OJK menegaskan, implementasi POJK 13/2025 akan diawasi secara ketat. Lembaga pengawas sektor keuangan ini berkomitmen melakukan evaluasi rutin guna memastikan seluruh perusahaan efek melaksanakan ketentuan tersebut dengan baik.
“Pengaturan terkait pengendalian internal dan perilaku Perusahaan Efek dalam POJK ini diharapkan dapat meningkatkan dan memperkuat aspek pelindungan investor di Pasar Modal dari aspek peningkatan kualitas Emiten, mitigasi benturan kepentingan dalam penawaran umum, penguatan fungsi-fungsi pada PEE maupun PPE, maupun penggunaan media sosial dalam pelaksanaan kegiatan Perusahaan Efek,” jelas OJK.
OJK juga menegaskan bahwa perbaikan kualitas tata kelola dan pengendalian internal menjadi salah satu kunci utama dalam mendorong pertumbuhan pasar modal yang berkelanjutan. Lewat pengaturan yang lebih rinci ini, regulator berharap pelanggaran yang berpotensi merugikan investor bisa diminimalisasi sedini mungkin.
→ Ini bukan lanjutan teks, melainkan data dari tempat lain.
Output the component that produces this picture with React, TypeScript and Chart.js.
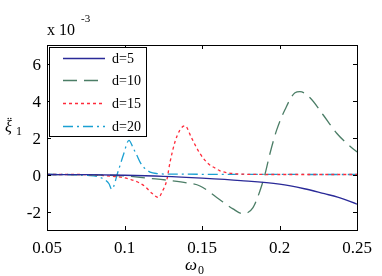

Selain itu, OJK menyatakan akan terus melakukan pengawasan aktif dan terbuka terhadap dinamika industri, khususnya terhadap dampak implementasi POJK baru ini. Semua ini ditujukan agar aturan tersebut memberikan manfaat optimal tidak hanya bagi perusahaan efek, tetapi juga untuk meningkatkan kepercayaan publik terhadap pasar modal Indonesia secara menyeluruh.
Dengan langkah penguatan pengawasan ini, OJK ingin memastikan bahwa pertumbuhan pasar modal tidak hanya mengutamakan kuantitas, namun juga kualitas yang menjamin kenyamanan dan keamanan investor dalam bertransaksi.